#### EXTRACTED INFORMATION

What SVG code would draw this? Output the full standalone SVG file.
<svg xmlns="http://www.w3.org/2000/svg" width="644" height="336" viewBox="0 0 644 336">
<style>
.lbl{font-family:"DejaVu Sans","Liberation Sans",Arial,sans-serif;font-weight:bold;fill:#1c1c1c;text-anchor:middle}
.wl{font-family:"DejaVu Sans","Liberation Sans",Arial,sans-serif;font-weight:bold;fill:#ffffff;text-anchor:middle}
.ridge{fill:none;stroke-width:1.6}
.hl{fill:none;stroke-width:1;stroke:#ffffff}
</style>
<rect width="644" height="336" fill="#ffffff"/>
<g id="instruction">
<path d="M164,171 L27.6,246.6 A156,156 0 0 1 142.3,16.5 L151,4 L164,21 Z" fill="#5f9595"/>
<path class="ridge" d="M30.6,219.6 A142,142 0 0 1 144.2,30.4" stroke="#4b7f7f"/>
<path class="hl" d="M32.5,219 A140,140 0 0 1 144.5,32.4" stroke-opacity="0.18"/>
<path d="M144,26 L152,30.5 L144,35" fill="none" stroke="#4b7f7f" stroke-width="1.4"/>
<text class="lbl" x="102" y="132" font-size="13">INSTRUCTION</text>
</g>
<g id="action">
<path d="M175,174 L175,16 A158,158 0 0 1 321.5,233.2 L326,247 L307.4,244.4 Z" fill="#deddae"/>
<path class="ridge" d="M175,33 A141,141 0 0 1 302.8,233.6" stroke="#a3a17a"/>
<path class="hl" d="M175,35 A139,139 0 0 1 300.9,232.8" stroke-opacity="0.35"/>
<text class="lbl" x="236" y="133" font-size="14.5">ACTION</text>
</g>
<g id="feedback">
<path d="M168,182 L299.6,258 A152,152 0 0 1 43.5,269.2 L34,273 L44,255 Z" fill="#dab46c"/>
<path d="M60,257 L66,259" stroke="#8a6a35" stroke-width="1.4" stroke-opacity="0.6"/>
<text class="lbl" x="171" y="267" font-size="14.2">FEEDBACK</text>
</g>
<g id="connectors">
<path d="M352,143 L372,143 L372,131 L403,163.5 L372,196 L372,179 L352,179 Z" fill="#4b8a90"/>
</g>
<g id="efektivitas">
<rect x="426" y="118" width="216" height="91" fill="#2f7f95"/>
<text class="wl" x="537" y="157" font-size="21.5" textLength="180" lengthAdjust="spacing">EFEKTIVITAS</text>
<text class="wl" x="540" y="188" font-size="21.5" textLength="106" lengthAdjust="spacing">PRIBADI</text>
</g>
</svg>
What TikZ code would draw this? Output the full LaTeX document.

########

STATED PROBLEM:
Retype every record above exactly as written.

SOLUTION FOR THIS EXERCISE:
What SVG code would draw this? Output the full standalone SVG file.
<svg xmlns="http://www.w3.org/2000/svg" width="644" height="336" viewBox="0 0 644 336">
<style>
.lbl{font-family:"DejaVu Sans","Liberation Sans",Arial,sans-serif;font-weight:bold;fill:#1c1c1c;text-anchor:middle}
.wl{font-family:"DejaVu Sans","Liberation Sans",Arial,sans-serif;font-weight:bold;fill:#ffffff;text-anchor:middle}
.ridge{fill:none;stroke-width:1.6}
.hl{fill:none;stroke-width:1;stroke:#ffffff}
</style>
<rect width="644" height="336" fill="#ffffff"/>
<g id="instruction">
<path d="M164,171 L27.6,246.6 A156,156 0 0 1 142.3,16.5 L151,4 L164,21 Z" fill="#5f9595"/>
<path class="ridge" d="M30.6,219.6 A142,142 0 0 1 144.2,30.4" stroke="#4b7f7f"/>
<path class="hl" d="M32.5,219 A140,140 0 0 1 144.5,32.4" stroke-opacity="0.18"/>
<path d="M144,26 L152,30.5 L144,35" fill="none" stroke="#4b7f7f" stroke-width="1.4"/>
<text class="lbl" x="102" y="132" font-size="13">INSTRUCTION</text>
</g>
<g id="action">
<path d="M175,174 L175,16 A158,158 0 0 1 321.5,233.2 L326,247 L307.4,244.4 Z" fill="#deddae"/>
<path class="ridge" d="M175,33 A141,141 0 0 1 302.8,233.6" stroke="#a3a17a"/>
<path class="hl" d="M175,35 A139,139 0 0 1 300.9,232.8" stroke-opacity="0.35"/>
<text class="lbl" x="236" y="133" font-size="14.5">ACTION</text>
</g>
<g id="feedback">
<path d="M168,182 L299.6,258 A152,152 0 0 1 43.5,269.2 L34,273 L44,255 Z" fill="#dab46c"/>
<path d="M60,257 L66,259" stroke="#8a6a35" stroke-width="1.4" stroke-opacity="0.6"/>
<text class="lbl" x="171" y="267" font-size="14.2">FEEDBACK</text>
</g>
<g id="connectors">
<path d="M352,143 L372,143 L372,131 L403,163.5 L372,196 L372,179 L352,179 Z" fill="#4b8a90"/>
</g>
<g id="efektivitas">
<rect x="426" y="118" width="216" height="91" fill="#2f7f95"/>
<text class="wl" x="537" y="157" font-size="21.5" textLength="180" lengthAdjust="spacing">EFEKTIVITAS</text>
<text class="wl" x="540" y="188" font-size="21.5" textLength="106" lengthAdjust="spacing">PRIBADI</text>
</g>
</svg>
What TikZ code would draw this? Output the full LaTeX document.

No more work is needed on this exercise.